** start DATASET SECTION **
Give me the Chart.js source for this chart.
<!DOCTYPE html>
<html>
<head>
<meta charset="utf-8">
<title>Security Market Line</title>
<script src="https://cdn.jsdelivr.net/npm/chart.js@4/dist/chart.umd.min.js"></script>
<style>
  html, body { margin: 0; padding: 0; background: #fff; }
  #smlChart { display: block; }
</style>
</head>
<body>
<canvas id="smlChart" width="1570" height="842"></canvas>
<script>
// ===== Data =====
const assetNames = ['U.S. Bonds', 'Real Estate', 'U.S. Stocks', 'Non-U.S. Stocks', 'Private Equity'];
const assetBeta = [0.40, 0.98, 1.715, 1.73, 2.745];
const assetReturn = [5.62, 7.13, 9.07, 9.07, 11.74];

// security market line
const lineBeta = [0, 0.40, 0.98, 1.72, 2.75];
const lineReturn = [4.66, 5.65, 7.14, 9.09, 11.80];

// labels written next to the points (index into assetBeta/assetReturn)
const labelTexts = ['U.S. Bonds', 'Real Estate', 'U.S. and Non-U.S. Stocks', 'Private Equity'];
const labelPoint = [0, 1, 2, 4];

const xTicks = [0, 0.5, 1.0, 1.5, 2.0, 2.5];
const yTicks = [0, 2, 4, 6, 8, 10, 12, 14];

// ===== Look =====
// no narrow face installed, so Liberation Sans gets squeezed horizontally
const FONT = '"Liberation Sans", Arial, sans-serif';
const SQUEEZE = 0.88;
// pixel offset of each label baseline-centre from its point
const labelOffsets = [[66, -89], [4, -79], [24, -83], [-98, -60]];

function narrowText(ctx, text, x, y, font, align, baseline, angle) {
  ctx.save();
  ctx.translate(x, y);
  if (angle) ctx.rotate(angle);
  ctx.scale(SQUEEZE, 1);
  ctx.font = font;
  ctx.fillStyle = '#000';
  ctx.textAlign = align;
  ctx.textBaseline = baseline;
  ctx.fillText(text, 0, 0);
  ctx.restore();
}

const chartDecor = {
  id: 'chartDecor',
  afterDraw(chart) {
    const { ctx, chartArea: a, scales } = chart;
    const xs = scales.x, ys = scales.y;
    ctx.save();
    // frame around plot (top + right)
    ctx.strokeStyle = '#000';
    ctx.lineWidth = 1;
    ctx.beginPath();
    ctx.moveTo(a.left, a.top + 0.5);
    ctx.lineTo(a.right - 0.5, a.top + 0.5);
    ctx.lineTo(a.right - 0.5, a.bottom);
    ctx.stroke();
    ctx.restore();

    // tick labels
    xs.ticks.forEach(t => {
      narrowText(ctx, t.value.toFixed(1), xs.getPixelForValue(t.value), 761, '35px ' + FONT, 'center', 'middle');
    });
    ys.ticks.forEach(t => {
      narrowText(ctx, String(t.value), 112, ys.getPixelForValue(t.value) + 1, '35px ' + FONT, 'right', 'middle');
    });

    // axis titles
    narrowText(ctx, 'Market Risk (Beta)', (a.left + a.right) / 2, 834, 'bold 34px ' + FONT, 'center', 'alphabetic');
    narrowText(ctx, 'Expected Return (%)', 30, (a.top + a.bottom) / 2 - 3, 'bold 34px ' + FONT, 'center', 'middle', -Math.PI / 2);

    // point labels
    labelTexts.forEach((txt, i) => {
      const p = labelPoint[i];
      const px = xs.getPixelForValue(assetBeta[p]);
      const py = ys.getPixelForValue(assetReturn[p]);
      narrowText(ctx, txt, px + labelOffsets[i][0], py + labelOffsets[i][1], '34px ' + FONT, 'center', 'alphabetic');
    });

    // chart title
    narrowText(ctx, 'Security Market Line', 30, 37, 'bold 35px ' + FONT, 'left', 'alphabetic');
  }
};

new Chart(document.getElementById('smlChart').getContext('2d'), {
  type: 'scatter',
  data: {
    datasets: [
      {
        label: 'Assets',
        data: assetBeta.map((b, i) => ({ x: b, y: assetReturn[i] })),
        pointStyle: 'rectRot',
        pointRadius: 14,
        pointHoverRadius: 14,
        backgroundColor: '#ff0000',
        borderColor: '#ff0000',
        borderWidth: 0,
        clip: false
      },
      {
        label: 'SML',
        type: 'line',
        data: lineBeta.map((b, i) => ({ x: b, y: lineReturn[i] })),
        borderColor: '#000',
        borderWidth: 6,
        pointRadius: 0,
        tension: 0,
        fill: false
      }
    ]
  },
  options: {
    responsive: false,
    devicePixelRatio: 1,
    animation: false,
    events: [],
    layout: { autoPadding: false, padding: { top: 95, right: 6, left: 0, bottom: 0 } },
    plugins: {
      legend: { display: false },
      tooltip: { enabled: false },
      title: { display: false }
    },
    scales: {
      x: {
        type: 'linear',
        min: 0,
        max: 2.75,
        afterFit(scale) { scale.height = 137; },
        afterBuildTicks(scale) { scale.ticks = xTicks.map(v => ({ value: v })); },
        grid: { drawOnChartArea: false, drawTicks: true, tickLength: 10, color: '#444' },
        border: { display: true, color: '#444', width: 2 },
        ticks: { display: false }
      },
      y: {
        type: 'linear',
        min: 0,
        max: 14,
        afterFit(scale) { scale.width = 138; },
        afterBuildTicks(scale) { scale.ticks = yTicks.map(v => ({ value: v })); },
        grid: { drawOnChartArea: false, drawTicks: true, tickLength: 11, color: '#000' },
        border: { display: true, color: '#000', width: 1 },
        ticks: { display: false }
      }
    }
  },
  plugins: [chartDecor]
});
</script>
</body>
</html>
** end DATASET SECTION **
EXERCISE BRIEF ▸
Reproduce only the lines from the top of the material through the one bearing "-83], [-98, -60]];", each exactly as it stands.

WORKED ANSWER ▸
Give me the Chart.js source for this chart.
<!DOCTYPE html>
<html>
<head>
<meta charset="utf-8">
<title>Security Market Line</title>
<script src="https://cdn.jsdelivr.net/npm/chart.js@4/dist/chart.umd.min.js"></script>
<style>
  html, body { margin: 0; padding: 0; background: #fff; }
  #smlChart { display: block; }
</style>
</head>
<body>
<canvas id="smlChart" width="1570" height="842"></canvas>
<script>
// ===== Data =====
const assetNames = ['U.S. Bonds', 'Real Estate', 'U.S. Stocks', 'Non-U.S. Stocks', 'Private Equity'];
const assetBeta = [0.40, 0.98, 1.715, 1.73, 2.745];
const assetReturn = [5.62, 7.13, 9.07, 9.07, 11.74];

// security market line
const lineBeta = [0, 0.40, 0.98, 1.72, 2.75];
const lineReturn = [4.66, 5.65, 7.14, 9.09, 11.80];

// labels written next to the points (index into assetBeta/assetReturn)
const labelTexts = ['U.S. Bonds', 'Real Estate', 'U.S. and Non-U.S. Stocks', 'Private Equity'];
const labelPoint = [0, 1, 2, 4];

const xTicks = [0, 0.5, 1.0, 1.5, 2.0, 2.5];
const yTicks = [0, 2, 4, 6, 8, 10, 12, 14];

// ===== Look =====
// no narrow face installed, so Liberation Sans gets squeezed horizontally
const FONT = '"Liberation Sans", Arial, sans-serif';
const SQUEEZE = 0.88;
// pixel offset of each label baseline-centre from its point
const labelOffsets = [[66, -89], [4, -79], [24, -83], [-98, -60]];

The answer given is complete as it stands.